Q: Have you heard what they're doing to those poor animals?

A: Yes, it's horrible, and someone should do something about it, and that someone is us, and tonight's the night.


It is thought, in some circles, that the animals liberation movement was given a single spiritedness in 1977 when philosopher Peter Singer wrote the book Animal Liberation. Ten years later, Animal Liberation is the title of a compilation concept album put out by Wax Trax Records, and put together by the People for the Ethical Treatment of Animals (PETA), a direct action group based in Washington D.C.

The album is a collection of nine songs interspersed with a variety of informative messages. Lyrically, the songs on the album revolve around a single theme, that animals are not ours to eat, wear or experiment on. Musically, the album draws from a wonderfully diverse spectrum of talents. Boasting the work of recording artists such as Shriekback, Captain Sensible, Colourfield, Nina Hagen and Howard Jones, the album has everything from funky rap songs to melodic ballads to bouncy dance numbers to jagged experimental tunes.

Don't Kill the Animals, a single from the album, is a duet by the reigning queens of avant-garde vocals-oriented music, Nina Hagen and Lena Lovich. The song is being plugged as a dance number, but it's really more of a fun and funky sing-along. Lashing out against vivisection and meat-eating, the lyrics are sometimes informative ("A-a-a-animal testing is a dangerous game, our systems are different, we're not the same. It's a terrible risk so no surprise, we get wrong results - What about thalidomide?") and sometimes mystical ("Hey hey, doctor. Reincarnation. Would you like to come back as a laboratory rat?").

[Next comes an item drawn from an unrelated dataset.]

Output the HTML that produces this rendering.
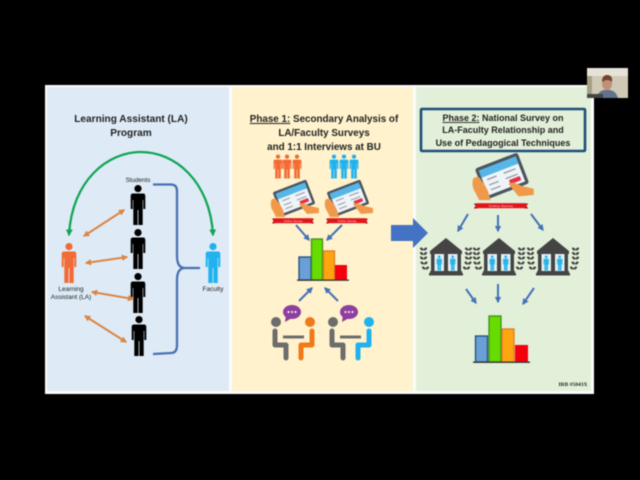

The offering by Shriekback is an anti-vivisection song called Hanging Fire (British slang for death row). Provocative, insightful lyrics are sometimes spoken, sometimes sung, sometimes hissed and sometimes screeched to the backdrop of energetic beats. The song calls for a resumption of personal responsibility when suffering is inflicted on other beings, supposedly for our benefit ("We share the guilt, carry the blood mark. We are together in this equality of shame.")

Monkey in the Bin, by the British group Attrition, is preceded by PETA co-founder Alex Pacheco's announcement, "We want the public to know the truth - that our government is running concentration camps for animals." An offering of punk psychadelia, the piece successfully transcends whatever physical barriers exist, to make the listener actually feel the pathetic isolation of the animals that are held captive in laboratories. Death, the song suggests, is a more desirable fate than the various tortures endured by the animals ("Please let me out, 'cause I'd like to die.").

Silent Cry is a melancholic piece by the British industrial band Chris and Cosy. Focusing on the individual suffering of individual animals, whose entire lives consist of hellish brutality and whose only liberation comes through death, the song mournfully pours out:
"Is it true what they say about love/the sweet smell of life/the cold smell of blood/come together in my last glimpse of life/take me into my dreams."